New Approach to Robot Arms

Robots aren’t good at everything. Lifting things is something they’re usually good at — but picking things up is not. Actually grasping items is a challenge for your average robot. Rexroth often provides a choice of arm extensions to help robots grasp things, but still they have trouble. Different sizes of items, different shapes, disorganized piles — these things can foil a robot’s attempts to move items from one place to another. And yet that’s most of the average robot’s job.

Enter the DX-1 from Dextrous Robotics. As you can see in the video above, this machine uses two arms, each with a giant chopstick, to grab all kinds of items from disorganized piles.

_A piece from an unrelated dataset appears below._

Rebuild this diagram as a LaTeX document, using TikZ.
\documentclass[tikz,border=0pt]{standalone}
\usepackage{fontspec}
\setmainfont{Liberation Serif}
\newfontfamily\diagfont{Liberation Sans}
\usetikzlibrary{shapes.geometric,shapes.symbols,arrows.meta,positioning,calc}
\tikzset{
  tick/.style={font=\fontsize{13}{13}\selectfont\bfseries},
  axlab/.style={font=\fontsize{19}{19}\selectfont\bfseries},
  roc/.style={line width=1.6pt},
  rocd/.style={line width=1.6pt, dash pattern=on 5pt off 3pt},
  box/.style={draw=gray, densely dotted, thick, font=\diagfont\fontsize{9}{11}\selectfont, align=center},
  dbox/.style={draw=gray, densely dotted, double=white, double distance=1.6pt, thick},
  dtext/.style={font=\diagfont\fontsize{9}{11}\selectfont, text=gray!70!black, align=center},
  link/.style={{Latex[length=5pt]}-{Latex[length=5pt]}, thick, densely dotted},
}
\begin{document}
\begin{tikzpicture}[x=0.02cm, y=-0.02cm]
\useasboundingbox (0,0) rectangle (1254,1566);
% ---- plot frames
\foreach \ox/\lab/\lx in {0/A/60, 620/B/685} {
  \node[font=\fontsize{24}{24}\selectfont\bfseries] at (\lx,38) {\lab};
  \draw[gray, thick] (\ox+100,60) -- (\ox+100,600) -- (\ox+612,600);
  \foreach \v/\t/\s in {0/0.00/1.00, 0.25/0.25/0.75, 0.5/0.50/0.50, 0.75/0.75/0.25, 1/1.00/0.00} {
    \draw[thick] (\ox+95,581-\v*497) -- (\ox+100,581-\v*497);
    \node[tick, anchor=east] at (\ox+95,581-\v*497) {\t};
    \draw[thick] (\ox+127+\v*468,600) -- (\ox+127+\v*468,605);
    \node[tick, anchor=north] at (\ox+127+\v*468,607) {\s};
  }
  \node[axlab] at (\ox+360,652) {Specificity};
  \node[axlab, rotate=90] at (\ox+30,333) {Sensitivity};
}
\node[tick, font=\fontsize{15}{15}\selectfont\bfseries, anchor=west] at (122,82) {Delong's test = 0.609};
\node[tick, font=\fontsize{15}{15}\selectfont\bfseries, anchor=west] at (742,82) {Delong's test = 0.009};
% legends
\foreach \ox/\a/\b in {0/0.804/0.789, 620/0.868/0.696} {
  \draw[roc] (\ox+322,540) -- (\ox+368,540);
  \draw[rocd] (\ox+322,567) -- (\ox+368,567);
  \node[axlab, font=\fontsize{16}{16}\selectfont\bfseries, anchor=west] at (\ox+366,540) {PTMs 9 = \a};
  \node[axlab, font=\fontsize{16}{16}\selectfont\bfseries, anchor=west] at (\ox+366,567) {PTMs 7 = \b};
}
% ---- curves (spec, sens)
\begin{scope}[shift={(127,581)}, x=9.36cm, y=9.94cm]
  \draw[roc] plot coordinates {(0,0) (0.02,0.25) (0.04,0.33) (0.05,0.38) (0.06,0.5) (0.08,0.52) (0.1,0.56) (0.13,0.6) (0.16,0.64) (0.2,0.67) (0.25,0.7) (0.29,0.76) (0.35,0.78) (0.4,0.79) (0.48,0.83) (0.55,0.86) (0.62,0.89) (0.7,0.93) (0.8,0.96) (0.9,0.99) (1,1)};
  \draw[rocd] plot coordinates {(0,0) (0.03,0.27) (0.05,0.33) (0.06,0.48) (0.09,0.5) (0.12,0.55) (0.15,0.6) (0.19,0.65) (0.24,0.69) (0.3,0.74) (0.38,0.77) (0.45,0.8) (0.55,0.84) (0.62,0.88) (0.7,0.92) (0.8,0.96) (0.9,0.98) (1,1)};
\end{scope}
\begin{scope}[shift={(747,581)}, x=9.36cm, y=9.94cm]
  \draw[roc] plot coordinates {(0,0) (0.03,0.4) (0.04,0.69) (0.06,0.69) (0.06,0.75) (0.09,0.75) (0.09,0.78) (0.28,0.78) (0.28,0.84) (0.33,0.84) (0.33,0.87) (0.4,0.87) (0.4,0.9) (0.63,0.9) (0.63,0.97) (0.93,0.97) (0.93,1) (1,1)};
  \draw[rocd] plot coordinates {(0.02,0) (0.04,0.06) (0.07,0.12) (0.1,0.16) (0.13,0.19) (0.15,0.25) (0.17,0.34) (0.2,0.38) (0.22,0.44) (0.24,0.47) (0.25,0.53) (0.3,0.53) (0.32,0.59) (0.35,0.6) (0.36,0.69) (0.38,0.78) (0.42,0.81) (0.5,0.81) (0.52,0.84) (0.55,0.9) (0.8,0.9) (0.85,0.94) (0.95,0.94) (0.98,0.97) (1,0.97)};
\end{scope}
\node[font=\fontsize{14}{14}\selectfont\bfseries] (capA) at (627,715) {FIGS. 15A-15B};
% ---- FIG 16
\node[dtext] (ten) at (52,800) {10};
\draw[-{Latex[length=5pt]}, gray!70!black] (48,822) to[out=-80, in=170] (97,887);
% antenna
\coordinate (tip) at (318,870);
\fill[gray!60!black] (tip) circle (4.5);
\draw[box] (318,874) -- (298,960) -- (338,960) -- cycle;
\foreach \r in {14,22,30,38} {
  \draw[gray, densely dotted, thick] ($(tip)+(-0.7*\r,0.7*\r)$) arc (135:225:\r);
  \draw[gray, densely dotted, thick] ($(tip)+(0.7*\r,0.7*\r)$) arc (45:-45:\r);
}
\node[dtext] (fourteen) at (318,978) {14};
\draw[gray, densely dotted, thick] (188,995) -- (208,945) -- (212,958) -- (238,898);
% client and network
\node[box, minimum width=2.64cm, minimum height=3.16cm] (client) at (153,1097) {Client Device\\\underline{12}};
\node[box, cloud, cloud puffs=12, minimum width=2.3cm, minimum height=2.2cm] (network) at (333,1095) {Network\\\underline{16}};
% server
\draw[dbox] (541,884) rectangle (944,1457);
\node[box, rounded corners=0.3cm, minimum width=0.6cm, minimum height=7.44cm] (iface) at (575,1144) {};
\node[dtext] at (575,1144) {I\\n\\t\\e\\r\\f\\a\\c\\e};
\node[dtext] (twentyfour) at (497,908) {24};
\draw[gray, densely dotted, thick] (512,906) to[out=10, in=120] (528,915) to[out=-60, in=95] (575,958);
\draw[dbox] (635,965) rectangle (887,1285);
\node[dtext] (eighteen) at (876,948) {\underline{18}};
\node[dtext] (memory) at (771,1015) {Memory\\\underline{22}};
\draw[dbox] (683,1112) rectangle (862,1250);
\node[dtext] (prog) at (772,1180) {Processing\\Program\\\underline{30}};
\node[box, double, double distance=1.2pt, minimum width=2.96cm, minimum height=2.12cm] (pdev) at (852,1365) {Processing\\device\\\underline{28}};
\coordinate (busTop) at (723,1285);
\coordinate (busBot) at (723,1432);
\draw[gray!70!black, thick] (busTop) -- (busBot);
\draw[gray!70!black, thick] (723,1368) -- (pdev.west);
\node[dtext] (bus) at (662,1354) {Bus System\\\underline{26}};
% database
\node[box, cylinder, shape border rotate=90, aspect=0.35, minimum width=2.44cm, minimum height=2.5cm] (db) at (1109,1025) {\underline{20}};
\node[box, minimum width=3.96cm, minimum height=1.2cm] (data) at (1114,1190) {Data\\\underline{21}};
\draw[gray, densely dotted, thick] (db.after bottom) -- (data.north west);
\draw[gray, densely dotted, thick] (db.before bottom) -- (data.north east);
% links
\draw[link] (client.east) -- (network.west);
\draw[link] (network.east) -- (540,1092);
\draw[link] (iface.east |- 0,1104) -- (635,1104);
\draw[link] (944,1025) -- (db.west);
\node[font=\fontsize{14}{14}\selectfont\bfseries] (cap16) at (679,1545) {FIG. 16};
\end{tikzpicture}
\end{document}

With AI software to help it determine the amount of pressure required, it can grab items large and small.

Real-world use

The items get turned upside down before being placed in the desired location, so it won’t work for everything. However, it can pick 2,000 items per hour, which is nearly ten times as many as a human can accomplish.

That’s a theoretical maximum, not what the machine actually does in demos. And it assumes some order and lighter weights. But even in trials, DX-1 can move 900 boxes an hour — still a lot more than people can do.

When it comes to comparing this machine to human being, we have to keep in mind that humans can’t keep working at their top speeds without breaks. They will at some point need a second worker to help them with a really heavy box. And they probably won’t find work of this kind, that requires nothing but brute strength, satisfying over the long haul.

Not humanoid

A machine like this is better than a human being in a work environment where the main task is picking things up and moving them to another, predictable place. But is it better than a humanoid robot?

If the task is to move boxes, it’s hard to see any good reason to choose a humanoid robot. DX-1 can do it. The makers are working on helping it move from one site to another autonomously. Right now, it has to be moved by human workers when it finishes moving a stack of items. Once it gets that kind of movement down, it should be able to unload trucks or shelve items all day and all night, too.

A humanoid robot might make sense in a situation where there’s not enough call for those tasks to keep DX-1 busy. Then, it might be beneficial to have a machine that could learn to do something else during its downtime.

But a busy warehouse could probably keep DX-1 working and let the human workers take on the other tasks.